Despojos

Alberto Martín-Aragón

Espero más de cinco minutos en la cola del supermercado. Delante de mí hay un tipo que tiene aspecto de escribir sonetos. Su seriedad me irrita, pero tiene derecho a mostrarse serio. Quizá sea un tipo divertido e ingenioso cuando está coitando con otro ser vivo. Nunca lo sabré. En la calle me topo con el camarero de un restaurante al que ya no voy porque la última vez que lo visité me sirvieron una tortilla de patatas en mal estado. Padecí dos días de aleccionadora intoxicación y agoté varios rollos de papel higiénico. El camarero, hombre corpulento y velludo, me fulmina con una mirada antipática, sectaria. Vivo en un barrio donde proliferan esas miradas. Comportarse de modo arisco y descortés es una de las cosas más fáciles del mundo. Es la venganza de los ‘hombres-masa’, siempre tibios, siempre reacios a causar un gran daño o a hacer un gran bien.

La vigorosa luz de la mañana difumina el cadáver aplastado de un gorrión. A veces juego a parecer un adulto. Jugar es crear y crear es jugar. El universo entero es un juguete. Juguete absurdo para millones de personas que, sin embargo, se niegan a considerar absurdas sus propias vidas. El nihilismo es un juego que suele acabarse cuando uno se enfrenta a su propia muerte, no a la muerte como abstracción y como acontecimiento social. Después de almorzar unos pequeños muslos de pollo, leo algunos poemas de Juan Eduardo Cirlot: cascadas de imágenes visionarias que me hacen sentir la presencia de lo incomunicable dentro de mí. Un tipo que fue amigo mío me envía al móvil el siguiente mensaje: “Eres un cobarde que no sabe beber ni despacio ni rápido”. Puede que tenga razón. Nadie detecta mejor a un cobarde que otro cobarde.

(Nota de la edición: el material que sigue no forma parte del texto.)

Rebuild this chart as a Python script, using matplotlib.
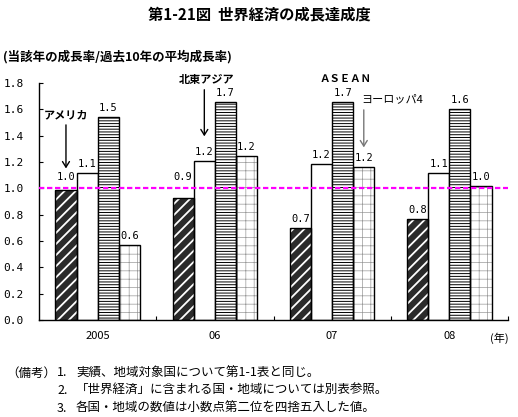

¿Cuándo regresaré a Marraquech? Quizá no vuelva nunca a esa ciudad en la que una noche de otoño de hace mucho tiempo oí cómo un francés sodomizaba a otro francés con festivo escándalo. Algunos clientes del hotel se quejaron y una mujer de cabellos negros y ondulados me dijo que entre nosotros jamás habría sexo anal y yo le dije que no tenía nada que añadir al respecto. Luego pronuncié el nombre de Alá y un gato de color marfil apareció junto a mi equipaje. Murmuraban varios surtidores en un jardín cercano y un camello gruñía a lo lejos. Un año después otra mujer me dijo: “No sabes follar”. Abandoné su casa sin decir palabra y el viento me trajo sonidos de otros mundos. Me sentí condenado e iluminado al mismo tiempo. Ahora no sé exactamente cómo me siento. Sólo tengo claro que me siento un privilegiado cuando estoy sentado en un retrete, percibiendo la eternidad y el Ser en los despojos de mi vida.